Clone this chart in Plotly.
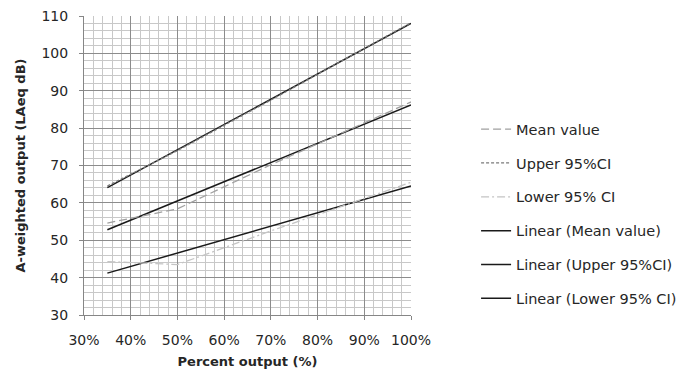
import plotly.graph_objects as go

# Data
percent_output = [35, 50, 70, 100]
mean_value = [54.6, 58.4, 70.2, 87.0]
upper_ci = [64.5, 74.0, 87.5, 108.2]
lower_ci = [44.3, 43.5, 52.5, 65.5]

trend_x = [35, 100]
mean_trend = [52.8, 86.2]
upper_trend = [64.1, 108.0]
lower_trend = [41.2, 64.5]

x_ticks = [30, 40, 50, 60, 70, 80, 90, 100]
x_tick_labels = ["30%", "40%", "50%", "60%", "70%", "80%", "90%", "100%"]
y_ticks = [30, 40, 50, 60, 70, 80, 90, 100, 110]

FONT = "DejaVu Sans"

fig = go.Figure()

# trendlines (drawn first, below the data series)
for i, (name, yv) in enumerate([
    ("Linear (Mean value)", mean_trend),
    ("Linear (Upper 95%CI)", upper_trend),
    ("Linear (Lower 95% CI)", lower_trend),
]):
    fig.add_trace(go.Scatter(
        x=trend_x, y=yv, mode="lines", name=name,
        line=dict(color="#1a1a1a", width=1.5),
        legendrank=4 + i, legendgroup=name,
    ))

for i, (name, yv, col, dash) in enumerate([
    ("Mean value", mean_value, "#a0a0a0", "8px,4px"),
    ("Upper 95%CI", upper_ci, "#7a7a7a", "3px,2px"),
    ("Lower 95% CI", lower_ci, "#c4c4c4", "8px,3px,2px,3px"),
]):
    fig.add_trace(go.Scatter(
        x=percent_output, y=yv, mode="lines", name=name,
        line=dict(color=col, width=1.3, dash=dash),
        legendrank=1 + i, legendgroup=name,
    ))

fig.update_layout(
    width=692, height=376,
    margin=dict(l=76, r=289, t=8, b=69, autoexpand=False),
    paper_bgcolor="white", plot_bgcolor="white",
    font=dict(family=FONT, size=14, color="#262626"),
    showlegend=True,
    legend=dict(
        x=1.199, xanchor="left", y=0.675, yanchor="top",
        font=dict(family=FONT, size=14.5, color="#262626"),
        tracegroupgap=12, bgcolor="rgba(0,0,0,0)",
    ),
    xaxis=dict(
        range=[30, 100], tickvals=x_ticks, ticktext=x_tick_labels,
        showgrid=True, gridcolor="#8c8c8c", gridwidth=1,
        minor=dict(dtick=2, showgrid=True, gridcolor="#c8c8c8", gridwidth=1),
        showline=True, linecolor="#868686", linewidth=1,
        ticks="outside", ticklen=4, tickcolor="#868686",
        ticklabelstandoff=8, zeroline=False, automargin=False,
        ticklabeloverflow="allow",
        title=dict(text="<b>Percent output (%)</b>", font=dict(size=13), standoff=10),
    ),
    yaxis=dict(
        range=[30, 110], tickvals=y_ticks,
        showgrid=True, gridcolor="#8c8c8c", gridwidth=1,
        minor=dict(dtick=2, showgrid=True, gridcolor="#c8c8c8", gridwidth=1),
        showline=True, linecolor="#868686", linewidth=1,
        ticks="outside", ticklen=4, tickcolor="#868686",
        ticklabelstandoff=8, zeroline=False, automargin=False,
        ticklabeloverflow="allow",
        title=dict(text="<b>A-weighted output (LAeq dB)</b>", font=dict(size=13), standoff=12),
    ),
)

fig.write_html("out.html")
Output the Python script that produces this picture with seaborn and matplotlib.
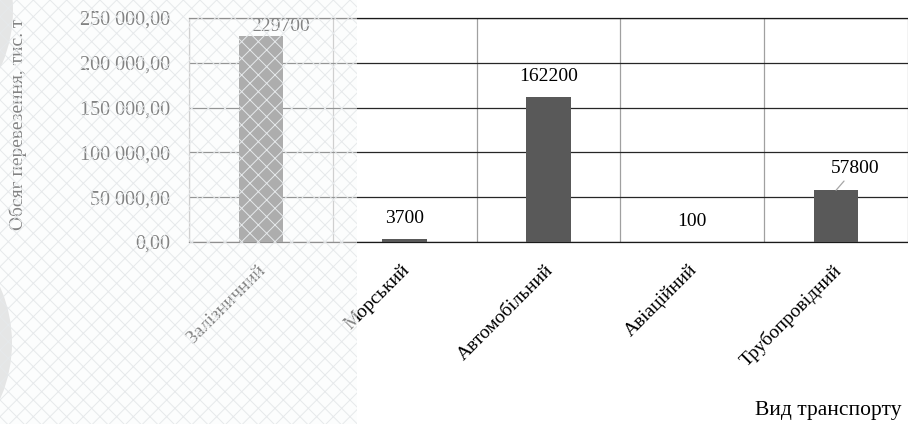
import matplotlib
matplotlib.use("Agg")
import matplotlib.pyplot as plt
import matplotlib.patches as mpatches
import matplotlib.transforms as mtransforms
import seaborn as sns
import pandas as pd

# Freight volume by mode of transport, thousand tonnes
transport_types = ["Залізничний", "Морський", "Автомобільний", "Авіаційний", "Трубопровідний"]
volumes = [229700, 3700, 162200, 100, 57800]
y_ticks = [0, 50000, 100000, 150000, 200000, 250000]
y_tick_labels = ["0,00", "50 000,00", "100 000,00", "150 000,00", "200 000,00", "250 000,00"]
y_title = "Обсяг перевезення, тис. т"
x_title = "Вид транспорту"

sns.set_theme(style="white")
plt.rcParams["font.family"] = ["Liberation Serif", "DejaVu Serif"]
plt.rcParams["hatch.linewidth"] = 0.7

df = pd.DataFrame({"mode": transport_types, "volume": volumes})

W, H, DPI = 908, 424, 100
fig = plt.figure(figsize=(W / DPI, H / DPI), dpi=DPI)
ax = fig.add_axes([189 / W, 1 - 242 / H, 719 / W, 224 / H])

sns.barplot(data=df, x="mode", y="volume", color="#595959", saturation=1,
            width=0.31, linewidth=0, edgecolor="none", ax=ax, zorder=3)

ax.set_xlim(-0.5, 4.5)
ax.set_ylim(0, 250000)

# horizontal value grid (dark) and vertical category separators (grey)
ax.set_yticks(y_ticks, y_tick_labels)
ax.yaxis.grid(True, color="#262626", lw=0.9, zorder=1)
ax.set_xticks([i - 0.5 for i in range(len(transport_types) + 1)], minor=True)
ax.xaxis.grid(True, which="minor", color="#a0a0a0", lw=0.9, zorder=1)
ax.xaxis.grid(False, which="major")
ax.set_axisbelow(True)
ax.tick_params(which="both", length=0)
ax.tick_params(axis="y", pad=13.5, labelsize=14.5, labelcolor="black")
ax.tick_params(axis="x", pad=14, labelsize=14, labelcolor="black")

for side in ("top", "bottom"):
    ax.spines[side].set_color("#1a1a1a")
    ax.spines[side].set_linewidth(0.9)
ax.spines["left"].set_color("#a0a0a0")
ax.spines["left"].set_linewidth(0.9)
ax.spines["right"].set_visible(False)

for lab in ax.get_xticklabels():
    lab.set_rotation(45)
    lab.set_ha("right")
    lab.set_va("top")
    lab.set_rotation_mode("anchor")
    lab.set_transform(lab.get_transform() +
                      mtransforms.ScaledTranslation(-4 / DPI, 0, fig.dpi_scale_trans))

ax.set_ylabel(y_title, fontsize=14, color="black")
ax.yaxis.label.set_va("center")
ax.yaxis.set_label_coords(-0.238, 0.527)
ax.set_xlabel(x_title, fontsize=15.5, color="black")
ax.xaxis.label.set_va("center")
ax.xaxis.set_label_coords(0.889, -0.75)

# value labels above the bars (offsets in pixels)
label_offsets = [(20, 10), (0, 20), (0, 20), (0, 20), (19, 22)]
for i, (val, (dx, dy)) in enumerate(zip(volumes, label_offsets)):
    arrow = None
    if dx and dy > 15:
        arrow = dict(arrowstyle="-", color="#a6a6a6", lw=0.9, shrinkA=1, shrinkB=0)
    ax.annotate(f"{val}", xy=(i, val), xytext=(dx, dy), textcoords="offset pixels",
                ha="center", va="center", fontsize=14, color="black",
                arrowprops=arrow, zorder=4)

# faded, patterned strip at the left edge
strip_w = 357 / W
for cy, r in ((H - 10, 140), (H - 343, 139)):
    fig.add_artist(mpatches.Circle(((-127) / DPI, cy / DPI), r / DPI,
                                   transform=fig.dpi_scale_trans,
                                   facecolor="#cfcfcf", edgecolor="none", zorder=8))
fig.add_artist(mpatches.Rectangle((0, 0), strip_w, 1, transform=fig.transFigure,
                                  facecolor="#fbfcfc", alpha=0.52, edgecolor="none",
                                  zorder=9))
fig.add_artist(mpatches.Rectangle((0, 0), strip_w, 1, transform=fig.transFigure,
                                  facecolor="none", hatch="xx", edgecolor="#e6e9eb",
                                  linewidth=0, zorder=10))

fig.savefig("out.png", dpi=DPI)
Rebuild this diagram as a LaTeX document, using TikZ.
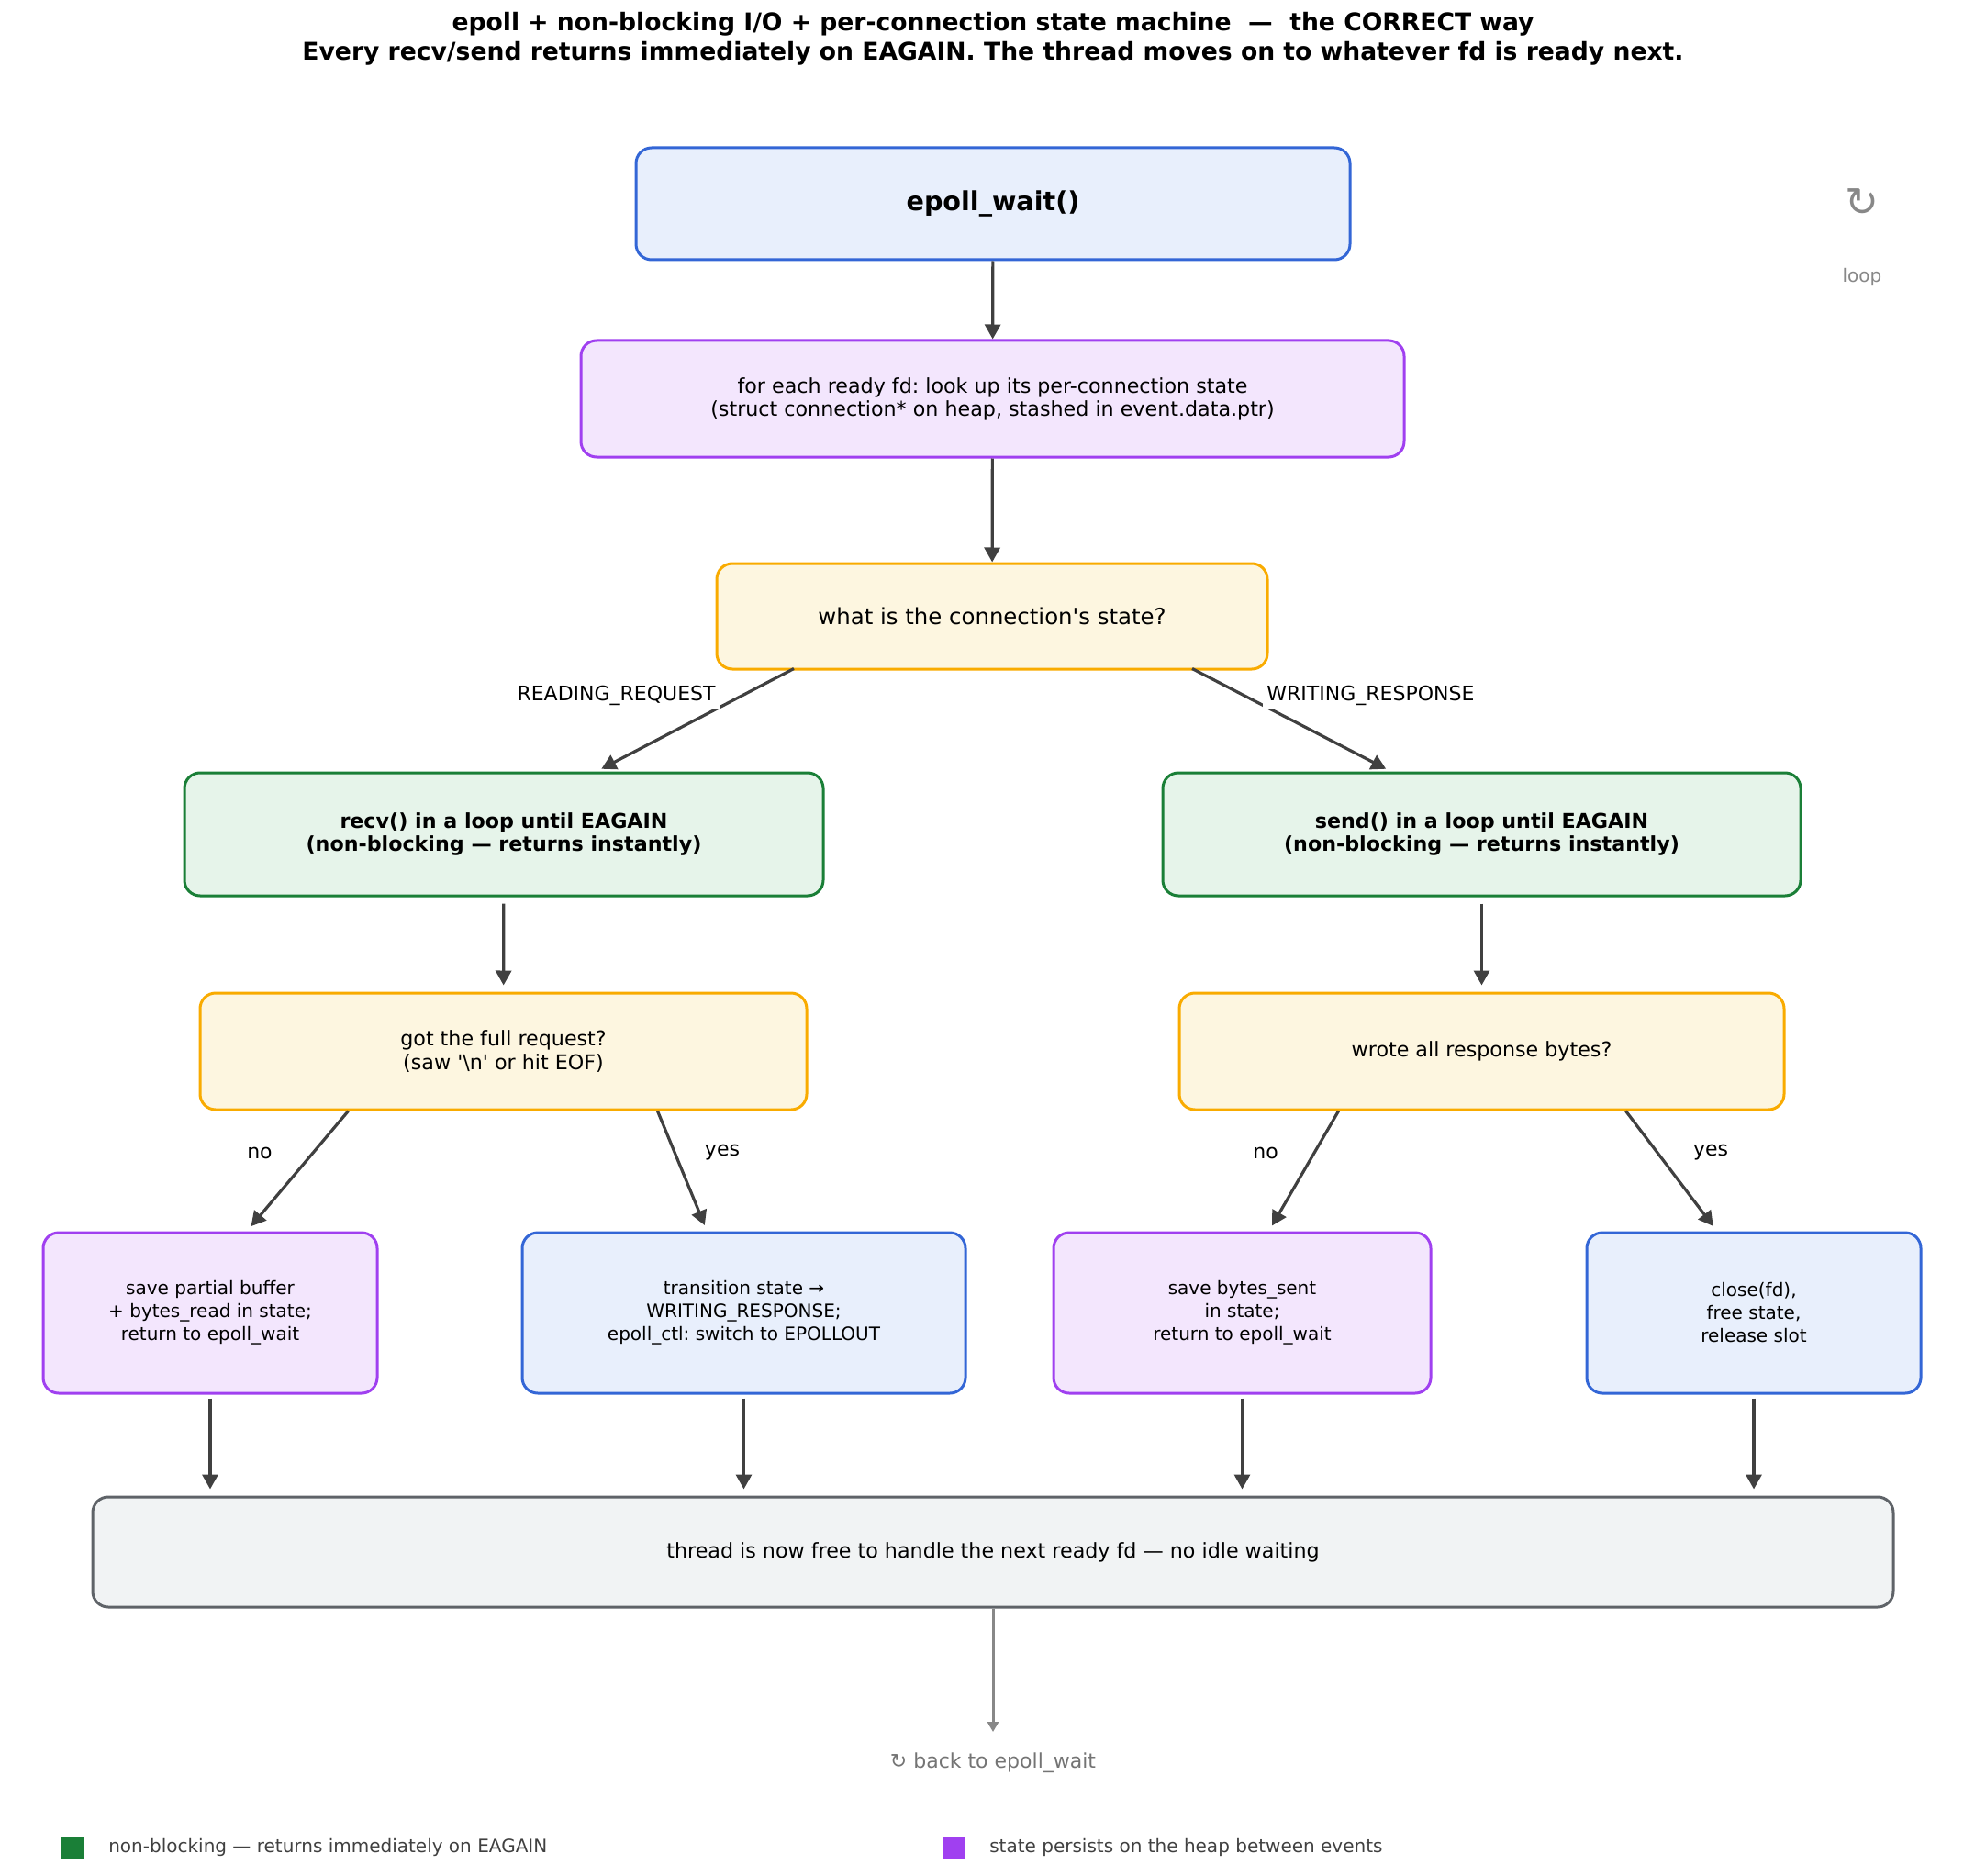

▶ **What is needed**: Quote all the records verbatim, dropping any pictures from your copy.

▶ **Finished exercise**:
Clone this chart in Plotly.
import plotly.graph_objects as go

# Data
percent_output = [35, 50, 70, 100]
mean_value = [54.6, 58.4, 70.2, 87.0]
upper_ci = [64.5, 74.0, 87.5, 108.2]
lower_ci = [44.3, 43.5, 52.5, 65.5]

trend_x = [35, 100]
mean_trend = [52.8, 86.2]
upper_trend = [64.1, 108.0]
lower_trend = [41.2, 64.5]

x_ticks = [30, 40, 50, 60, 70, 80, 90, 100]
x_tick_labels = ["30%", "40%", "50%", "60%", "70%", "80%", "90%", "100%"]
y_ticks = [30, 40, 50, 60, 70, 80, 90, 100, 110]

FONT = "DejaVu Sans"

fig = go.Figure()

# trendlines (drawn first, below the data series)
for i, (name, yv) in enumerate([
    ("Linear (Mean value)", mean_trend),
    ("Linear (Upper 95%CI)", upper_trend),
    ("Linear (Lower 95% CI)", lower_trend),
]):
    fig.add_trace(go.Scatter(
        x=trend_x, y=yv, mode="lines", name=name,
        line=dict(color="#1a1a1a", width=1.5),
        legendrank=4 + i, legendgroup=name,
    ))

for i, (name, yv, col, dash) in enumerate([
    ("Mean value", mean_value, "#a0a0a0", "8px,4px"),
    ("Upper 95%CI", upper_ci, "#7a7a7a", "3px,2px"),
    ("Lower 95% CI", lower_ci, "#c4c4c4", "8px,3px,2px,3px"),
]):
    fig.add_trace(go.Scatter(
        x=percent_output, y=yv, mode="lines", name=name,
        line=dict(color=col, width=1.3, dash=dash),
        legendrank=1 + i, legendgroup=name,
    ))

fig.update_layout(
    width=692, height=376,
    margin=dict(l=76, r=289, t=8, b=69, autoexpand=False),
    paper_bgcolor="white", plot_bgcolor="white",
    font=dict(family=FONT, size=14, color="#262626"),
    showlegend=True,
    legend=dict(
        x=1.199, xanchor="left", y=0.675, yanchor="top",
        font=dict(family=FONT, size=14.5, color="#262626"),
        tracegroupgap=12, bgcolor="rgba(0,0,0,0)",
    ),
    xaxis=dict(
        range=[30, 100], tickvals=x_ticks, ticktext=x_tick_labels,
        showgrid=True, gridcolor="#8c8c8c", gridwidth=1,
        minor=dict(dtick=2, showgrid=True, gridcolor="#c8c8c8", gridwidth=1),
        showline=True, linecolor="#868686", linewidth=1,
        ticks="outside", ticklen=4, tickcolor="#868686",
        ticklabelstandoff=8, zeroline=False, automargin=False,
        ticklabeloverflow="allow",
        title=dict(text="<b>Percent output (%)</b>", font=dict(size=13), standoff=10),
    ),
    yaxis=dict(
        range=[30, 110], tickvals=y_ticks,
        showgrid=True, gridcolor="#8c8c8c", gridwidth=1,
        minor=dict(dtick=2, showgrid=True, gridcolor="#c8c8c8", gridwidth=1),
        showline=True, linecolor="#868686", linewidth=1,
        ticks="outside", ticklen=4, tickcolor="#868686",
        ticklabelstandoff=8, zeroline=False, automargin=False,
        ticklabeloverflow="allow",
        title=dict(text="<b>A-weighted output (LAeq dB)</b>", font=dict(size=13), standoff=12),
    ),
)

fig.write_html("out.html")
Output the Python script that produces this picture with seaborn and matplotlib.
import matplotlib
matplotlib.use("Agg")
import matplotlib.pyplot as plt
import matplotlib.patches as mpatches
import matplotlib.transforms as mtransforms
import seaborn as sns
import pandas as pd

# Freight volume by mode of transport, thousand tonnes
transport_types = ["Залізничний", "Морський", "Автомобільний", "Авіаційний", "Трубопровідний"]
volumes = [229700, 3700, 162200, 100, 57800]
y_ticks = [0, 50000, 100000, 150000, 200000, 250000]
y_tick_labels = ["0,00", "50 000,00", "100 000,00", "150 000,00", "200 000,00", "250 000,00"]
y_title = "Обсяг перевезення, тис. т"
x_title = "Вид транспорту"

sns.set_theme(style="white")
plt.rcParams["font.family"] = ["Liberation Serif", "DejaVu Serif"]
plt.rcParams["hatch.linewidth"] = 0.7

df = pd.DataFrame({"mode": transport_types, "volume": volumes})

W, H, DPI = 908, 424, 100
fig = plt.figure(figsize=(W / DPI, H / DPI), dpi=DPI)
ax = fig.add_axes([189 / W, 1 - 242 / H, 719 / W, 224 / H])

sns.barplot(data=df, x="mode", y="volume", color="#595959", saturation=1,
            width=0.31, linewidth=0, edgecolor="none", ax=ax, zorder=3)

ax.set_xlim(-0.5, 4.5)
ax.set_ylim(0, 250000)

# horizontal value grid (dark) and vertical category separators (grey)
ax.set_yticks(y_ticks, y_tick_labels)
ax.yaxis.grid(True, color="#262626", lw=0.9, zorder=1)
ax.set_xticks([i - 0.5 for i in range(len(transport_types) + 1)], minor=True)
ax.xaxis.grid(True, which="minor", color="#a0a0a0", lw=0.9, zorder=1)
ax.xaxis.grid(False, which="major")
ax.set_axisbelow(True)
ax.tick_params(which="both", length=0)
ax.tick_params(axis="y", pad=13.5, labelsize=14.5, labelcolor="black")
ax.tick_params(axis="x", pad=14, labelsize=14, labelcolor="black")

for side in ("top", "bottom"):
    ax.spines[side].set_color("#1a1a1a")
    ax.spines[side].set_linewidth(0.9)
ax.spines["left"].set_color("#a0a0a0")
ax.spines["left"].set_linewidth(0.9)
ax.spines["right"].set_visible(False)

for lab in ax.get_xticklabels():
    lab.set_rotation(45)
    lab.set_ha("right")
    lab.set_va("top")
    lab.set_rotation_mode("anchor")
    lab.set_transform(lab.get_transform() +
                      mtransforms.ScaledTranslation(-4 / DPI, 0, fig.dpi_scale_trans))

ax.set_ylabel(y_title, fontsize=14, color="black")
ax.yaxis.label.set_va("center")
ax.yaxis.set_label_coords(-0.238, 0.527)
ax.set_xlabel(x_title, fontsize=15.5, color="black")
ax.xaxis.label.set_va("center")
ax.xaxis.set_label_coords(0.889, -0.75)

# value labels above the bars (offsets in pixels)
label_offsets = [(20, 10), (0, 20), (0, 20), (0, 20), (19, 22)]
for i, (val, (dx, dy)) in enumerate(zip(volumes, label_offsets)):
    arrow = None
    if dx and dy > 15:
        arrow = dict(arrowstyle="-", color="#a6a6a6", lw=0.9, shrinkA=1, shrinkB=0)
    ax.annotate(f"{val}", xy=(i, val), xytext=(dx, dy), textcoords="offset pixels",
                ha="center", va="center", fontsize=14, color="black",
                arrowprops=arrow, zorder=4)

# faded, patterned strip at the left edge
strip_w = 357 / W
for cy, r in ((H - 10, 140), (H - 343, 139)):
    fig.add_artist(mpatches.Circle(((-127) / DPI, cy / DPI), r / DPI,
                                   transform=fig.dpi_scale_trans,
                                   facecolor="#cfcfcf", edgecolor="none", zorder=8))
fig.add_artist(mpatches.Rectangle((0, 0), strip_w, 1, transform=fig.transFigure,
                                  facecolor="#fbfcfc", alpha=0.52, edgecolor="none",
                                  zorder=9))
fig.add_artist(mpatches.Rectangle((0, 0), strip_w, 1, transform=fig.transFigure,
                                  facecolor="none", hatch="xx", edgecolor="#e6e9eb",
                                  linewidth=0, zorder=10))

fig.savefig("out.png", dpi=DPI)
Rebuild this diagram as a LaTeX document, using TikZ.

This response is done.